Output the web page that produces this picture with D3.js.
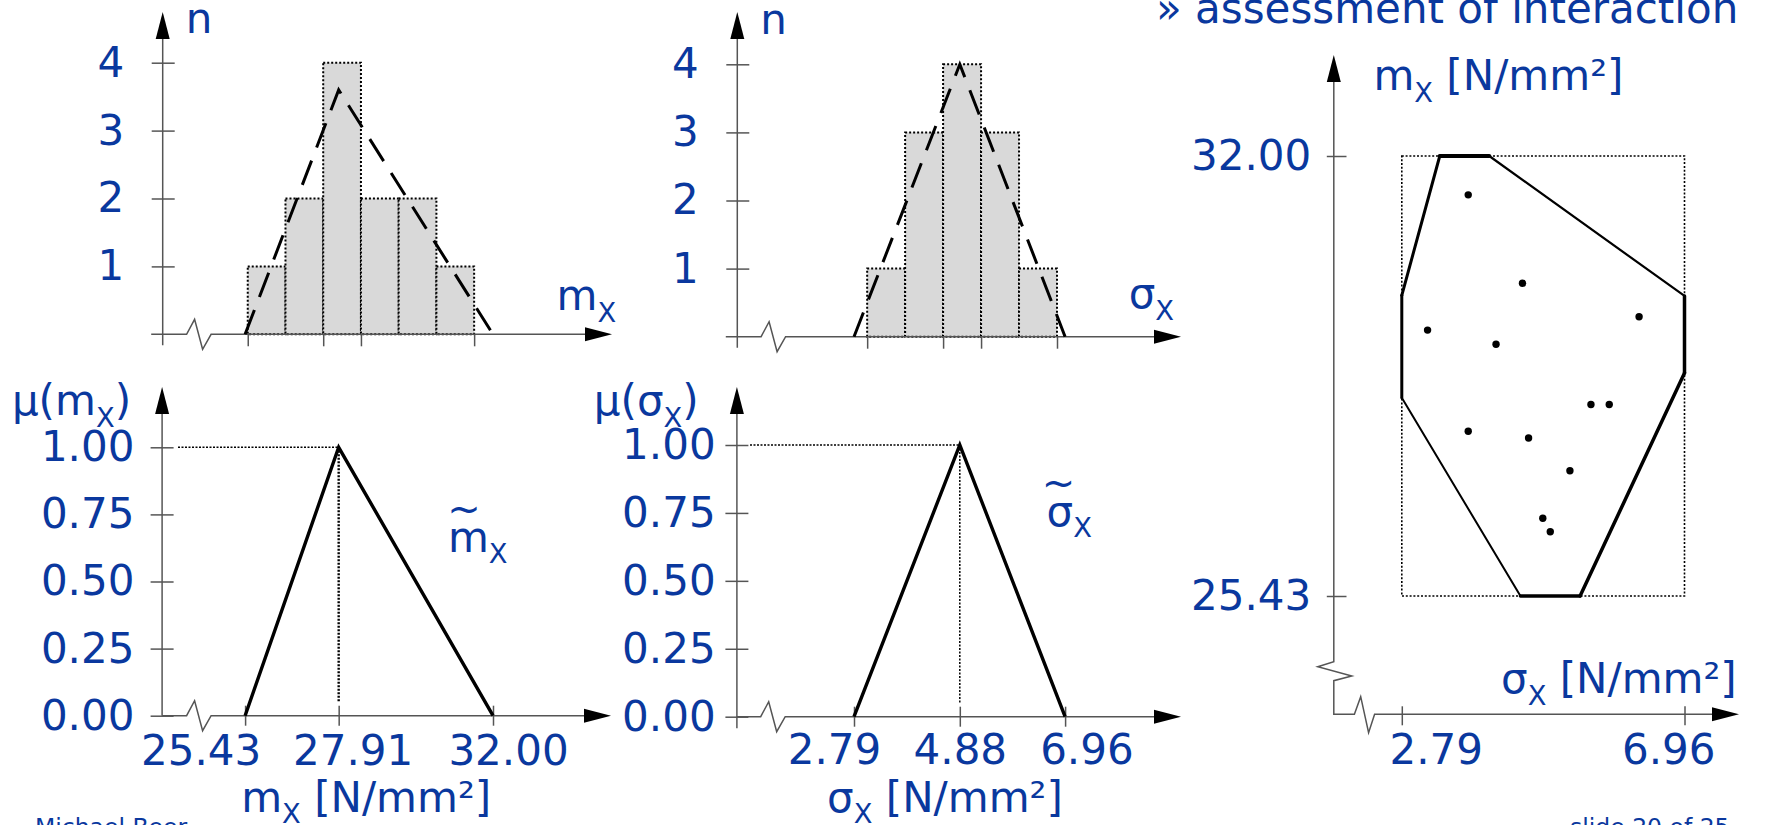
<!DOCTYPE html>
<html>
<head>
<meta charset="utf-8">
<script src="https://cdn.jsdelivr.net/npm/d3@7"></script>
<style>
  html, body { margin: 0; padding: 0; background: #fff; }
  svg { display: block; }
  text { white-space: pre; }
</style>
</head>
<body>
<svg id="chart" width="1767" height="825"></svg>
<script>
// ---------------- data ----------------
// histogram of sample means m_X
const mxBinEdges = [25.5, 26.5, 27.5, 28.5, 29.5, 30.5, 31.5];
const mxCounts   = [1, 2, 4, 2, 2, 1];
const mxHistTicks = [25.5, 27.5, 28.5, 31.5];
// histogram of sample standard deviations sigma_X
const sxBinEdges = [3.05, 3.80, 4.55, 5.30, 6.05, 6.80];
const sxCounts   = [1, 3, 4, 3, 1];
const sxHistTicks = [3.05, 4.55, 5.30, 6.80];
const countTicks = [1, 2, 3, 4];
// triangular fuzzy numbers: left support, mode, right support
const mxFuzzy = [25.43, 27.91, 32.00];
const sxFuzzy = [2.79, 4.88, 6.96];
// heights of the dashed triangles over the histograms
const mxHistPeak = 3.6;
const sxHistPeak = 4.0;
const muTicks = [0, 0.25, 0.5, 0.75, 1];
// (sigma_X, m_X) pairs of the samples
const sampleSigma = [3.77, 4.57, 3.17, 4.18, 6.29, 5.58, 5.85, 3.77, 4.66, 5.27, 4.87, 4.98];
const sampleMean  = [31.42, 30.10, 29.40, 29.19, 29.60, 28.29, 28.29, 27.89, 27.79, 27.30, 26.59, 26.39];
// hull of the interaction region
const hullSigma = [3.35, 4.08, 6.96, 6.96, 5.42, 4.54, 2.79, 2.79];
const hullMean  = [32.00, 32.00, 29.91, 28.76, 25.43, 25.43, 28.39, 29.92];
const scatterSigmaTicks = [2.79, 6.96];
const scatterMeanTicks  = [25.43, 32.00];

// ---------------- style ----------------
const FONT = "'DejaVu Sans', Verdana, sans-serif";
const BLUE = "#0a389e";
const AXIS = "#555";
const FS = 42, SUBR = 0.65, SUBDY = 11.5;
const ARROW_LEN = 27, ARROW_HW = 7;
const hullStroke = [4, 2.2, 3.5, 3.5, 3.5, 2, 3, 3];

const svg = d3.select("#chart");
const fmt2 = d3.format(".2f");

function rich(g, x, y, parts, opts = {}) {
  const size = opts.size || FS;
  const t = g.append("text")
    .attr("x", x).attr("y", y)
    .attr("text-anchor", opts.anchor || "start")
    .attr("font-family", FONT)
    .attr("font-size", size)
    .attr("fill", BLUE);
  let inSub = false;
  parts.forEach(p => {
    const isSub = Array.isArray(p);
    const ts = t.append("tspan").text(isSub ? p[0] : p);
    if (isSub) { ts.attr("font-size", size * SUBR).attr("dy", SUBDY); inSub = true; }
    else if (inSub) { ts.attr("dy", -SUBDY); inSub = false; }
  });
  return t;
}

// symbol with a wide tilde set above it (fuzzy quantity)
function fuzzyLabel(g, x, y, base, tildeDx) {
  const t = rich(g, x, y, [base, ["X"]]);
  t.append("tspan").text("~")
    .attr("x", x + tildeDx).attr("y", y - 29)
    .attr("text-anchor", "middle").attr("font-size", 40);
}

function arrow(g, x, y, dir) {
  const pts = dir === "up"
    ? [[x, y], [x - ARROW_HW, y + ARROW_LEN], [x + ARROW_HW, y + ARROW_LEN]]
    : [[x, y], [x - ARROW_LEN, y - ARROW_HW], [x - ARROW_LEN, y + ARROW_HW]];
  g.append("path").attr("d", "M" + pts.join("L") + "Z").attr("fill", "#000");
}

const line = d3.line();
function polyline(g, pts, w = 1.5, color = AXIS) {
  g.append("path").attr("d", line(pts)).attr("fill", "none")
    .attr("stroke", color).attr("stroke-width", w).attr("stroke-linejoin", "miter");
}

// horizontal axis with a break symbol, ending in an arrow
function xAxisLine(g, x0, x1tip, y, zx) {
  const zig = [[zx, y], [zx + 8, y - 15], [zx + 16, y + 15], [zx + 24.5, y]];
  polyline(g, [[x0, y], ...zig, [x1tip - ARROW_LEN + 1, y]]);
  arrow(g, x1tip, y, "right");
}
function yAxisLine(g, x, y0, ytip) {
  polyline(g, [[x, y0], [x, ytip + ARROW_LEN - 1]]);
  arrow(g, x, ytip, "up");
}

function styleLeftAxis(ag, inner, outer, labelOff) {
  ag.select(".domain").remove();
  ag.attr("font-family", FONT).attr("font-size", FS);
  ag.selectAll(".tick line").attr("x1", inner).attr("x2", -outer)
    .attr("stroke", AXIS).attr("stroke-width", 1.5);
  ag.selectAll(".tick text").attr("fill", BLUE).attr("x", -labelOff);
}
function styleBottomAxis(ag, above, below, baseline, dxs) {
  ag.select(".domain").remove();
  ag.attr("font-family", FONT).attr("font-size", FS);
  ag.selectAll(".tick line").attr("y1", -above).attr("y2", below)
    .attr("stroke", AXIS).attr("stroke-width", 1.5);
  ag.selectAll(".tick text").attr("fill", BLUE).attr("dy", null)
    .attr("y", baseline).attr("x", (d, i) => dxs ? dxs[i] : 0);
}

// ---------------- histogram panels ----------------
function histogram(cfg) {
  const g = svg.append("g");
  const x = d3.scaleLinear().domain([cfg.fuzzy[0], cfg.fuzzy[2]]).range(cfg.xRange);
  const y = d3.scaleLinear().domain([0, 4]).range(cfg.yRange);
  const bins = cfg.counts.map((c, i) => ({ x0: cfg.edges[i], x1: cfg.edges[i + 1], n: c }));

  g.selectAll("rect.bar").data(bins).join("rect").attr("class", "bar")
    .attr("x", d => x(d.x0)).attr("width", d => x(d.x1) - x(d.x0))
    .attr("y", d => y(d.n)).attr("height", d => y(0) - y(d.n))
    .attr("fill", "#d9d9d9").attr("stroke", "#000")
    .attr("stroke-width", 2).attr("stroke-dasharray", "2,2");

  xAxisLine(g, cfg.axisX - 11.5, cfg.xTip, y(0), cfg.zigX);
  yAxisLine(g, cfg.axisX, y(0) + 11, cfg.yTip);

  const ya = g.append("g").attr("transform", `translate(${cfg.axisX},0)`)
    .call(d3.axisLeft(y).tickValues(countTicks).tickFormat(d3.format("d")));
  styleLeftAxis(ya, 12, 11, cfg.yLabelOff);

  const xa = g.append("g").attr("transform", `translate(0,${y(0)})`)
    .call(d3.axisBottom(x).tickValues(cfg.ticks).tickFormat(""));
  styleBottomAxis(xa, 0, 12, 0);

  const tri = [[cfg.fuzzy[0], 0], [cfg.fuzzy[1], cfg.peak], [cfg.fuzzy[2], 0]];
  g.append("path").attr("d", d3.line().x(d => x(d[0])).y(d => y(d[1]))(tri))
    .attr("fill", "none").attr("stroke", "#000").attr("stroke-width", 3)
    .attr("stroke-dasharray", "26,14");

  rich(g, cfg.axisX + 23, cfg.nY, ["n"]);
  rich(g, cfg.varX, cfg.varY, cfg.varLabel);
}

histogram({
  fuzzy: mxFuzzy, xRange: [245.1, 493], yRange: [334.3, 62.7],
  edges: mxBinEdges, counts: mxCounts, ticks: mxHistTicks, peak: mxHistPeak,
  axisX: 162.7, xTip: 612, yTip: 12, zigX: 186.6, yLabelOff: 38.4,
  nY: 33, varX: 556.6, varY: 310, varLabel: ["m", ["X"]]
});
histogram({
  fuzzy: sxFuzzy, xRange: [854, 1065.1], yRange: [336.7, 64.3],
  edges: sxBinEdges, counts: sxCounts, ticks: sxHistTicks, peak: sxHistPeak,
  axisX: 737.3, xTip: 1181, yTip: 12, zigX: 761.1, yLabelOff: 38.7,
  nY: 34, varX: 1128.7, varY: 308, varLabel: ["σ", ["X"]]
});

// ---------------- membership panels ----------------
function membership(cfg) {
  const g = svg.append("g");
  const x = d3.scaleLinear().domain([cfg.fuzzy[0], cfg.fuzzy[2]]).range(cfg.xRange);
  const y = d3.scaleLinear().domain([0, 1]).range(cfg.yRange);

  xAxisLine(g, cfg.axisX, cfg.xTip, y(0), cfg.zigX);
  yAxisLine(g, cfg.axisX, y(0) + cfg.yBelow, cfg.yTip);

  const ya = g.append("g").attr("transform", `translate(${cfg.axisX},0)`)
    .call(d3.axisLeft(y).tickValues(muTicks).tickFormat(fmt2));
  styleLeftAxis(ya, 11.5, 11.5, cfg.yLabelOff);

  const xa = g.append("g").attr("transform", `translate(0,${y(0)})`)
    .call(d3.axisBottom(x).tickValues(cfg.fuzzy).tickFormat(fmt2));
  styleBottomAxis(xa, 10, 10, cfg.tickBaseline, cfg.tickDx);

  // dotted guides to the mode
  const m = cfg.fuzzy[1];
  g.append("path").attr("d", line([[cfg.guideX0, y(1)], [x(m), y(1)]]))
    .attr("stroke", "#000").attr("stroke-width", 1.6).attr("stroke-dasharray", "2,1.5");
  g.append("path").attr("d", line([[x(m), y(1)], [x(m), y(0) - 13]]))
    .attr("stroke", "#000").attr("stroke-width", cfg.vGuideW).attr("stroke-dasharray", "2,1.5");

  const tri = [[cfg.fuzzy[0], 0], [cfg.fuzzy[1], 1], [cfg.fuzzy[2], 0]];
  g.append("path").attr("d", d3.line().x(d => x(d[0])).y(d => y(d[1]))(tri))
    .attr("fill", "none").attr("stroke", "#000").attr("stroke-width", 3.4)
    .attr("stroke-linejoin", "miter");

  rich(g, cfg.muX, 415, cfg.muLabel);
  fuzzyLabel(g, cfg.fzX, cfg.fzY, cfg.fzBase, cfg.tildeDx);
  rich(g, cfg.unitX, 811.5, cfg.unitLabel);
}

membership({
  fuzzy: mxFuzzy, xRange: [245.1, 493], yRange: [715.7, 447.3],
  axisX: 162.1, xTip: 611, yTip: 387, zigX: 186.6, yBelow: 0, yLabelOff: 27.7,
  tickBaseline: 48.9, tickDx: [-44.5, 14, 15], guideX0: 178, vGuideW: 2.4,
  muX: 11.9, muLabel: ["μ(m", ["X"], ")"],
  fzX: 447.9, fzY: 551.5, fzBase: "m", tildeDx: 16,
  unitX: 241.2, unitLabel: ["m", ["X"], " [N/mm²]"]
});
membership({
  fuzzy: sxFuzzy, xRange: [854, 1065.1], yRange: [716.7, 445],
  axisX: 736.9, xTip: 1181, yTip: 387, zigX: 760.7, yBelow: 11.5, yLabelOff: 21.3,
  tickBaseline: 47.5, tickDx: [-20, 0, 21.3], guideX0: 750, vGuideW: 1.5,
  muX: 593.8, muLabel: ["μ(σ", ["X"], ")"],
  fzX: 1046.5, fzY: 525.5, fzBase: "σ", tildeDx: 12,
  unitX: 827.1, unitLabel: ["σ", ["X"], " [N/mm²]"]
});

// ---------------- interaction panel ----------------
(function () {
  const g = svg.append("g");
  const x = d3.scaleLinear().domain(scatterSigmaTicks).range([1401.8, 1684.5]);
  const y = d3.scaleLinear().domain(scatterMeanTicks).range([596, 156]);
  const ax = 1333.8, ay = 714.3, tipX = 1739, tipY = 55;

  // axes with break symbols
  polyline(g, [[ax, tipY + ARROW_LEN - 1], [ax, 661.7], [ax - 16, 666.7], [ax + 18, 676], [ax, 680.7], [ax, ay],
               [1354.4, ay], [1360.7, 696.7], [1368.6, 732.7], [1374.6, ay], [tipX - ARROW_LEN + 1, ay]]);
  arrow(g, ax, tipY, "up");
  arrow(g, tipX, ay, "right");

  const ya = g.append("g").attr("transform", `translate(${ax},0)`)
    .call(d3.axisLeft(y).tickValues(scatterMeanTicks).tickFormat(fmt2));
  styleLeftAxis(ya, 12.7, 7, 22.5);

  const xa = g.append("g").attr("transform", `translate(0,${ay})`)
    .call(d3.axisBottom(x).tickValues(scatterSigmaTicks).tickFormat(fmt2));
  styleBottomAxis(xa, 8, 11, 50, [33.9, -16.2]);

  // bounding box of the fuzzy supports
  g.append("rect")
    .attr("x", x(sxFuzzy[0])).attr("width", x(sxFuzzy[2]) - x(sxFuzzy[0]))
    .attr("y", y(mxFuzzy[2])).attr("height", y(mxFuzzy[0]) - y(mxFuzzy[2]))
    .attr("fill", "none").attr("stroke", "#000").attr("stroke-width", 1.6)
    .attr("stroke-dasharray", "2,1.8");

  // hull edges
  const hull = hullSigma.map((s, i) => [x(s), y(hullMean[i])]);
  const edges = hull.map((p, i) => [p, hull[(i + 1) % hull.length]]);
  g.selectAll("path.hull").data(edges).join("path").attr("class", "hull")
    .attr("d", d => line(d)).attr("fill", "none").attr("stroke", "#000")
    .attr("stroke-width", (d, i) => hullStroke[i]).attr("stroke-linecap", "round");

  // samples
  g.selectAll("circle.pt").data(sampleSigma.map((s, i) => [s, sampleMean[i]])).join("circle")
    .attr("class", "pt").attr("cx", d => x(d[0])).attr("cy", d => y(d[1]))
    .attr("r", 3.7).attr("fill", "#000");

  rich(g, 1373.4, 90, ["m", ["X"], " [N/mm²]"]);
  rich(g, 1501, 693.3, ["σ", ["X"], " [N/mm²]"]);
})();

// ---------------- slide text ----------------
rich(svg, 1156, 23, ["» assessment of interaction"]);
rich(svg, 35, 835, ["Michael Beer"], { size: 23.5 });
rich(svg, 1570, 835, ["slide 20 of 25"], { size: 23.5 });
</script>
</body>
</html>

----

### EXERCISE REQUIREMENTS
Repeat the lines above, starting at the first and stopping after the line that holds "const hullStroke = [4, 2.2, 3.5, 3.5, 3.5, 2, 3, 3];", with the pictures left out.

### EXERCISE SOLUTION
Output the web page that produces this picture with D3.js.
<!DOCTYPE html>
<html>
<head>
<meta charset="utf-8">
<script src="https://cdn.jsdelivr.net/npm/d3@7"></script>
<style>
  html, body { margin: 0; padding: 0; background: #fff; }
  svg { display: block; }
  text { white-space: pre; }
</style>
</head>
<body>
<svg id="chart" width="1767" height="825"></svg>
<script>
// ---------------- data ----------------
// histogram of sample means m_X
const mxBinEdges = [25.5, 26.5, 27.5, 28.5, 29.5, 30.5, 31.5];
const mxCounts   = [1, 2, 4, 2, 2, 1];
const mxHistTicks = [25.5, 27.5, 28.5, 31.5];
// histogram of sample standard deviations sigma_X
const sxBinEdges = [3.05, 3.80, 4.55, 5.30, 6.05, 6.80];
const sxCounts   = [1, 3, 4, 3, 1];
const sxHistTicks = [3.05, 4.55, 5.30, 6.80];
const countTicks = [1, 2, 3, 4];
// triangular fuzzy numbers: left support, mode, right support
const mxFuzzy = [25.43, 27.91, 32.00];
const sxFuzzy = [2.79, 4.88, 6.96];
// heights of the dashed triangles over the histograms
const mxHistPeak = 3.6;
const sxHistPeak = 4.0;
const muTicks = [0, 0.25, 0.5, 0.75, 1];
// (sigma_X, m_X) pairs of the samples
const sampleSigma = [3.77, 4.57, 3.17, 4.18, 6.29, 5.58, 5.85, 3.77, 4.66, 5.27, 4.87, 4.98];
const sampleMean  = [31.42, 30.10, 29.40, 29.19, 29.60, 28.29, 28.29, 27.89, 27.79, 27.30, 26.59, 26.39];
// hull of the interaction region
const hullSigma = [3.35, 4.08, 6.96, 6.96, 5.42, 4.54, 2.79, 2.79];
const hullMean  = [32.00, 32.00, 29.91, 28.76, 25.43, 25.43, 28.39, 29.92];
const scatterSigmaTicks = [2.79, 6.96];
const scatterMeanTicks  = [25.43, 32.00];

// ---------------- style ----------------
const FONT = "'DejaVu Sans', Verdana, sans-serif";
const BLUE = "#0a389e";
const AXIS = "#555";
const FS = 42, SUBR = 0.65, SUBDY = 11.5;
const ARROW_LEN = 27, ARROW_HW = 7;
const hullStroke = [4, 2.2, 3.5, 3.5, 3.5, 2, 3, 3];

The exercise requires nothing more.